Can Syria’s Kurds Protect Their Oil Fields?
14/02/2013 RUDAW – By HEMIN KHOSHNAW – ERBIL Kurdistan Region – Can Syria’s Kurds use the oil reserves in their territories as leverage to strengthen their position after the fall of President Bashar al-Assad’s regime?
Most of the oil-rich places in Syria, including the Rumilan fields, are located in the Kurdish territories, and some people believe that the fields should be protected at all cost as an important insurance for the Kurds in the future. Located in Syrian Kurdistan, Rumilan produces 270,000 barrels of oil a day, more than half of Syria’s total crude output. Syria’s daily production of 385,000 barrels goes not figure on the global energy map, but its total reserves of 2.5 million barrels are still reportedly 2 percent of the world’s reserves.
Even though most of Syria’s oil lies in Kurdish territories, no oil refineries have been built there: The crude from Rumilan is piped to refineries in Humos and Banyas.

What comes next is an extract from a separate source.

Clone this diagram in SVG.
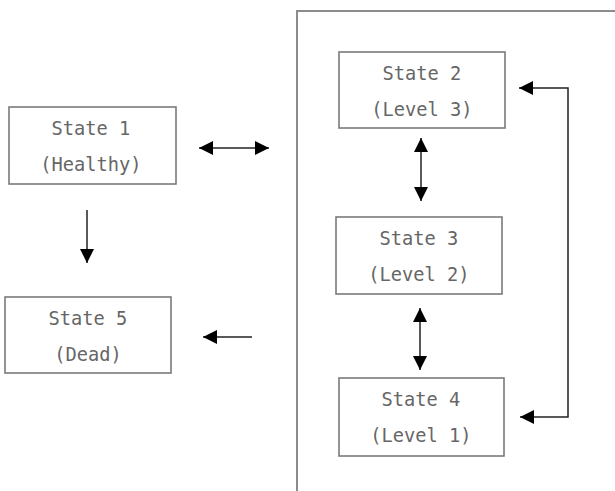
<svg xmlns="http://www.w3.org/2000/svg" width="615" height="491" viewBox="0 0 615 491">
<style>
.box{fill:#fff;stroke:#7a7a7a;stroke-width:1.6}
.cont{fill:none;stroke:#808080;stroke-width:1.8}
.t{font-family:"DejaVu Sans Mono","Liberation Mono",monospace;font-size:18.7px;fill:#666;text-anchor:middle}
.c{fill:none;stroke:#222;stroke-width:1.5}
</style>
<defs>
<marker id="ah" markerUnits="userSpaceOnUse" markerWidth="15" markerHeight="14" refX="14" refY="7" orient="auto-start-reverse" viewBox="0 0 15 14">
<path d="M0,0 L14,7 L0,14 z" fill="#000"/>
</marker>
</defs>
<rect width="615" height="491" fill="#fff"/>
<g id="container"><rect class="cont" x="297" y="11" width="340" height="500"/></g>
<g id="state1"><rect class="box" x="9" y="107" width="167" height="77"/><text class="t" x="91" y="135">State 1</text><text class="t" x="91" y="171">(Healthy)</text></g>
<g id="state5"><rect class="box" x="5" y="297" width="166" height="76"/><text class="t" x="88" y="325">State 5</text><text class="t" x="88" y="361">(Dead)</text></g>
<g id="state2"><rect class="box" x="339" y="52" width="166" height="76"/><text class="t" x="422" y="80">State 2</text><text class="t" x="422" y="116">(Level 3)</text></g>
<g id="state3"><rect class="box" x="336" y="217" width="166" height="77"/><text class="t" x="419" y="245">State 3</text><text class="t" x="419" y="281">(Level 2)</text></g>
<g id="state4"><rect class="box" x="339" y="378" width="165" height="78"/><text class="t" x="421" y="406">State 4</text><text class="t" x="421" y="442">(Level 1)</text></g>
<g id="connectors">
<line class="c" x1="199" y1="148" x2="269" y2="148" marker-start="url(#ah)" marker-end="url(#ah)"/>
<line class="c" x1="87" y1="210" x2="87" y2="263" marker-end="url(#ah)"/>
<line class="c" x1="252" y1="337" x2="203" y2="337" marker-end="url(#ah)"/>
<line class="c" x1="421" y1="138" x2="421" y2="201" marker-start="url(#ah)" marker-end="url(#ah)"/>
<line class="c" x1="420" y1="308" x2="420" y2="370" marker-start="url(#ah)" marker-end="url(#ah)"/>
<polyline class="c" points="519,88 568,88 568,417 520,417" marker-start="url(#ah)" marker-end="url(#ah)"/>
</g>
</svg>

“President Bashar al-Assad’s regime has oppressed the Kurds politically as well as economically,” said Abdulhakim Bashar, secretary-general of the Kurdish Democratic Party in Syria. “The natural resources are being transferred to other Arab cities for refining.” The oil fields discovered in Kurdish territories during the 1960s led to major demographic changes in Syrian Kurdistan. “If it was not for the natural resources, the current boundaries would have been a lot different today.” said oil expert Rebwar Khinsy. “The Kurdish residents around the oil-rich fields were forced to leave and replaced by Arabs, so it remains to be seen whether the fate of Rumilan will turn out like the disputed oil-rich city Kirkuk in northern Iraq after Assad’s fall,” he said. Bashar said that, “Rumilan has always been part of Kurdistan and it will not become Kirkuk. There may be a couple of oil fields outside Rumilan where both Kurds and Arabs live. Other than those, the rest of the Rumilan oil fields are in the heart of Kurdish territories.” Syria’s infrastructure has been badly hurt by the conflict between the regime and opposition forces, which began nearly two years ago. Some believe it could take at least 10 years to rebuild the country, but add that the infrastructure in the country’s Kurdish regions is still relatively good and was not badly affected by the war.
Salih Muslim, co-leader of the Kurdish Democratic Union Party of Syria (PYD), told Rudaw that, “The Kurds support the fall of the regime, but they don’t want to see the whole country go down. That’s why they will protect the Rumilan oil fields.”
Abdulmajid Tamir, a member of the Kurdish Youth movement in Syria, believes, “The Kurds must do everything they can to prevent the Rumilan oil fields from being set on fire.”
He said that the regime might hold its position for several years and the Syrian Kurdistan might stay independent during this time, so it is important for the Kurds to take advantage of this and make preparations to operate Rumilan, as everything is still in place, except for oil refineries. “The attempts by the Islamic radical groups to control Serekaniye (Ras al-Ain) is mostly for Rumilan,” said Razwan Badini, a university professor. “They try to infiltrate the Kurdish territories through a multi-ethnic place like Serekaniye and finally control a strategic location like Rumilan,” he said.